(Records with drawing code)
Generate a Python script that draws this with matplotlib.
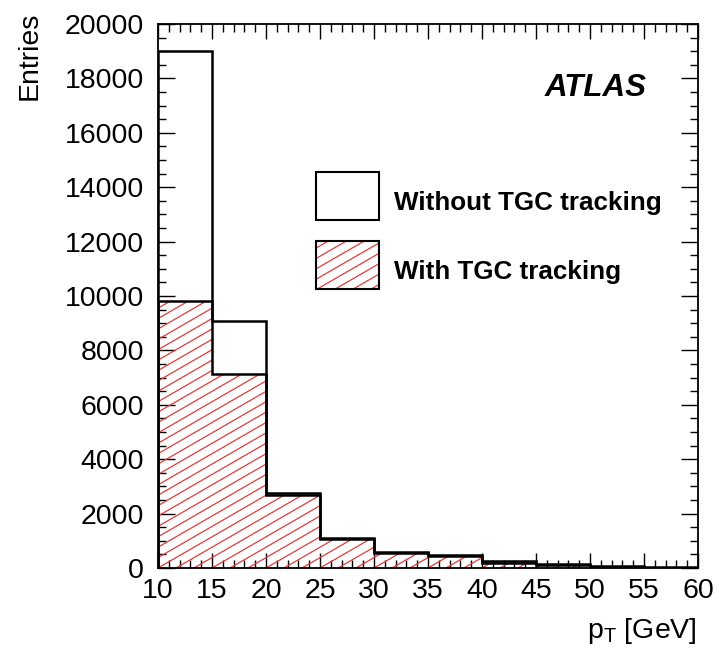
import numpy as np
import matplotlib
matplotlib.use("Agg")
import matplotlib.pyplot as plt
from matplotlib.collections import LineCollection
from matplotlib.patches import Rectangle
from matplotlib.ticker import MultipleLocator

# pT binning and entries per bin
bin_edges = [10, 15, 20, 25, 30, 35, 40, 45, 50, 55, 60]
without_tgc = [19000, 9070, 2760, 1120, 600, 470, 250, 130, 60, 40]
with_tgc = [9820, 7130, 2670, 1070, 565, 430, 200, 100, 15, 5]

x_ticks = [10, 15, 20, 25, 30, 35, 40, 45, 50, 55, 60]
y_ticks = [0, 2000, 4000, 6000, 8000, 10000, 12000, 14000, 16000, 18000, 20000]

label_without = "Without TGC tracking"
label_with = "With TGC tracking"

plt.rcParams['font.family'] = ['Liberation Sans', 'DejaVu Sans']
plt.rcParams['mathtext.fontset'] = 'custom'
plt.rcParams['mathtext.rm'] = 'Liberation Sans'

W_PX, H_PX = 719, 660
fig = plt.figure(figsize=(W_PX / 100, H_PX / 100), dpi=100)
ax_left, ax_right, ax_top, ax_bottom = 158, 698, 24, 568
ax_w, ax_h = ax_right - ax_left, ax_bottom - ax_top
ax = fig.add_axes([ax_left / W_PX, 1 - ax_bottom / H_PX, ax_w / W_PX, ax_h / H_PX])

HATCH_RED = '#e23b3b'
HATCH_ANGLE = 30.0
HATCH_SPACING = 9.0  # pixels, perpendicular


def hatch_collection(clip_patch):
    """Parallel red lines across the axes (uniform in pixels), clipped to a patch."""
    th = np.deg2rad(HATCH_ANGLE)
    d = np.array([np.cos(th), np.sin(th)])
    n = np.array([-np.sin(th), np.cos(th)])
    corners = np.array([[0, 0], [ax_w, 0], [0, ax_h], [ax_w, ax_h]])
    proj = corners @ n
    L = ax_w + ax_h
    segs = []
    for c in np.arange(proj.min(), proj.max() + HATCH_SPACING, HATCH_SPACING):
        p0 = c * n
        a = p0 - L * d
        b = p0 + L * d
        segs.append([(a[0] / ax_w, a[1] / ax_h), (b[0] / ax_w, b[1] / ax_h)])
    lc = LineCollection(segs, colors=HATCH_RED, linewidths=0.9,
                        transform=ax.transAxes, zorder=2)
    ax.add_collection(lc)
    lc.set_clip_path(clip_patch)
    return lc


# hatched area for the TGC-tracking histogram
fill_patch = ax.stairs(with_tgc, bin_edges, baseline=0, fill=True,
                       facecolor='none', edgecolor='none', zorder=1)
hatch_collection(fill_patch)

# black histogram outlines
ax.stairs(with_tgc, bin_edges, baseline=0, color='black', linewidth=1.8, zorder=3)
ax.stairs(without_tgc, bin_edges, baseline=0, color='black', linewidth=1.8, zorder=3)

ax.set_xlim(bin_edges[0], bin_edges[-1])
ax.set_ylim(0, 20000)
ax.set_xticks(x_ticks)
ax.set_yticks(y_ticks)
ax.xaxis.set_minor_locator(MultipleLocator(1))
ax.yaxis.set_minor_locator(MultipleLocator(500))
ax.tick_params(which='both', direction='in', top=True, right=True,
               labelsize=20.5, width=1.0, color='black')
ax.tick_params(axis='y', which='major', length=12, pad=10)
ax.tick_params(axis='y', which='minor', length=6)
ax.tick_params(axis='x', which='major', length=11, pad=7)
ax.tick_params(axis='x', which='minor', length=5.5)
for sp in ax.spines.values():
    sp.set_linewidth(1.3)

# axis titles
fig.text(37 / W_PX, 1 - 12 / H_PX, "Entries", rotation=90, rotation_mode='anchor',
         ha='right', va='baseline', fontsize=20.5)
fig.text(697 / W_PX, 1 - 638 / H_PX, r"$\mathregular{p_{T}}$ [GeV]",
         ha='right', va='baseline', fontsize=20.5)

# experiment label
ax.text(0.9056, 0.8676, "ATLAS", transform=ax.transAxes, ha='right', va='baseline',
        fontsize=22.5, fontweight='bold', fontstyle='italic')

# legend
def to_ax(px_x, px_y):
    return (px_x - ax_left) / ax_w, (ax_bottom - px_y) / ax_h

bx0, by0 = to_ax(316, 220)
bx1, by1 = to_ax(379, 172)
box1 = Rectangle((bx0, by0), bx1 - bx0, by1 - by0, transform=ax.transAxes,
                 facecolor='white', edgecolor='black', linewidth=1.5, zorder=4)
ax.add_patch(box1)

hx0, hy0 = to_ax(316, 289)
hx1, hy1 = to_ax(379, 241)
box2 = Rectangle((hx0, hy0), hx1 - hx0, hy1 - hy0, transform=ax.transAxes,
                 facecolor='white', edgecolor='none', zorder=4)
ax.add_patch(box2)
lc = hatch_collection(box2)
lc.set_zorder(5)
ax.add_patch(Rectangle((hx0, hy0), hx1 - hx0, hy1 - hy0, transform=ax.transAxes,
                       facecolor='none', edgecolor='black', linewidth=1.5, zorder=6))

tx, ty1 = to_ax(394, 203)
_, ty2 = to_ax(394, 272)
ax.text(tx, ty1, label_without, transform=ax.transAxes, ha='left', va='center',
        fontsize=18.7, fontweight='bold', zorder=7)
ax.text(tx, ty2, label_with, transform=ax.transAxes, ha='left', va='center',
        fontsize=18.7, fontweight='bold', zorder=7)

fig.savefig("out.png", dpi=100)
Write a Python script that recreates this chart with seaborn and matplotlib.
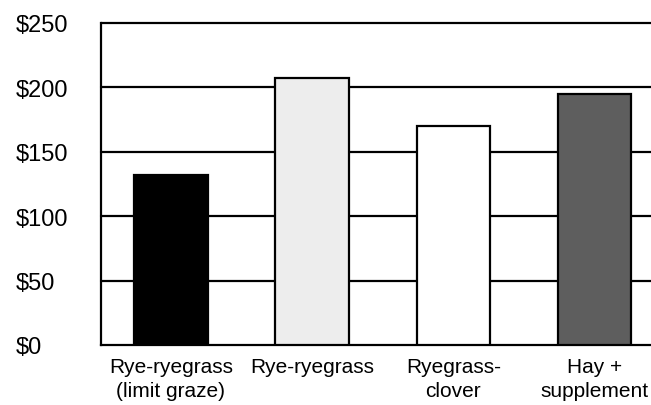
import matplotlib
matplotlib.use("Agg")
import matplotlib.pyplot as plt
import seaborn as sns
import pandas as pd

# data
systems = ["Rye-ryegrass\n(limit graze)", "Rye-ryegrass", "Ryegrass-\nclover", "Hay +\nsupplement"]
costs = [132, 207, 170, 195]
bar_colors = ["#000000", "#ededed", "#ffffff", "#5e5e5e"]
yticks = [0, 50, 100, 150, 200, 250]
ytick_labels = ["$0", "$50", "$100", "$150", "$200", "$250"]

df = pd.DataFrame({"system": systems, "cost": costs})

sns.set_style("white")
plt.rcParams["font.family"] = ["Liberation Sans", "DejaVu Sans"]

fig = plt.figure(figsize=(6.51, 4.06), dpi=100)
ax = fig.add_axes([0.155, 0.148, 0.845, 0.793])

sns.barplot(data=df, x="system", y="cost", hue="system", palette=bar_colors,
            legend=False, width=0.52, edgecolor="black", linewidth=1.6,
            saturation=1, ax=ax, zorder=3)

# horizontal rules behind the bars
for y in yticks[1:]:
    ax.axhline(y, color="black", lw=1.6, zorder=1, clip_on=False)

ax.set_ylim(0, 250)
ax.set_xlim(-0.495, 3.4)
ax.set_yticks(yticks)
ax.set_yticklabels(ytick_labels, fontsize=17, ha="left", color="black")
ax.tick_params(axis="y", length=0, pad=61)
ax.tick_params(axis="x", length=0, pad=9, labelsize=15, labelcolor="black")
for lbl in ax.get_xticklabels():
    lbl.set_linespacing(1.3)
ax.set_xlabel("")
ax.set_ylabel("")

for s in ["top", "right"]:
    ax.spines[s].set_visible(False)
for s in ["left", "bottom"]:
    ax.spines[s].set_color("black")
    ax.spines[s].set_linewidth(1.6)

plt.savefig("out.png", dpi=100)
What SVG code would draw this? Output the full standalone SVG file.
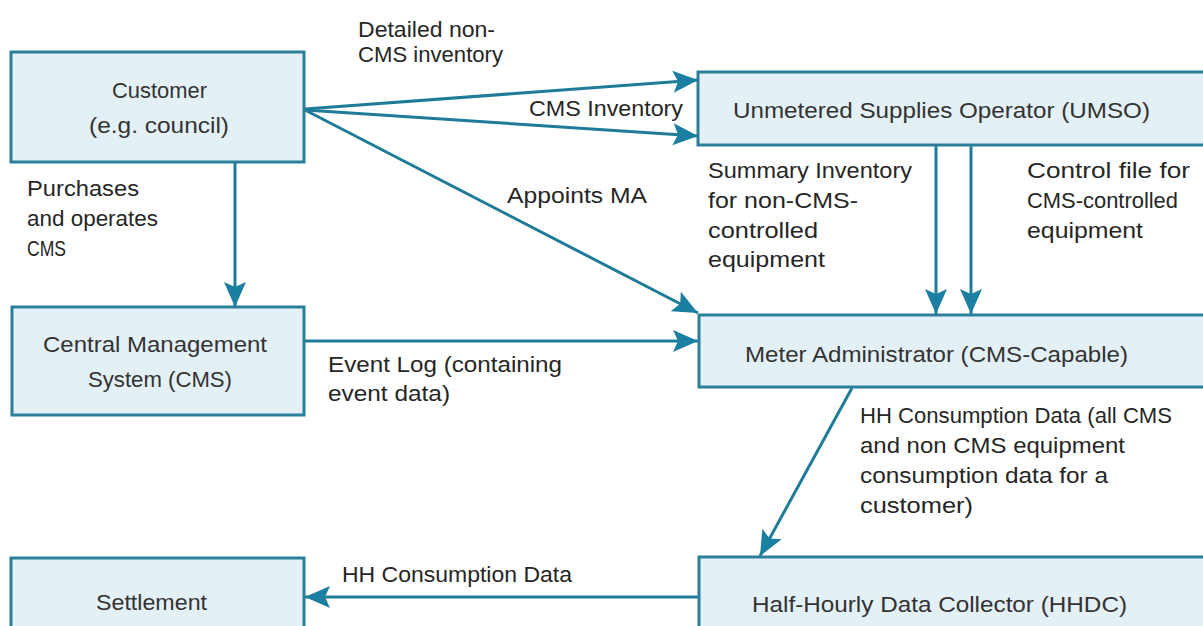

▶ **STATED GOAL**
Copy out, exactly, every line from the one that contains "Write a Python" through the one that contains "ax = fig.add_axes([0.155, 0.148, 0.845, 0.793])". Pictures stay out of the copy.

▶ **ANSWER TO THE PROBLEM**
Write a Python script that recreates this chart with seaborn and matplotlib.
import matplotlib
matplotlib.use("Agg")
import matplotlib.pyplot as plt
import seaborn as sns
import pandas as pd

# data
systems = ["Rye-ryegrass\n(limit graze)", "Rye-ryegrass", "Ryegrass-\nclover", "Hay +\nsupplement"]
costs = [132, 207, 170, 195]
bar_colors = ["#000000", "#ededed", "#ffffff", "#5e5e5e"]
yticks = [0, 50, 100, 150, 200, 250]
ytick_labels = ["$0", "$50", "$100", "$150", "$200", "$250"]

df = pd.DataFrame({"system": systems, "cost": costs})

sns.set_style("white")
plt.rcParams["font.family"] = ["Liberation Sans", "DejaVu Sans"]

fig = plt.figure(figsize=(6.51, 4.06), dpi=100)
ax = fig.add_axes([0.155, 0.148, 0.845, 0.793])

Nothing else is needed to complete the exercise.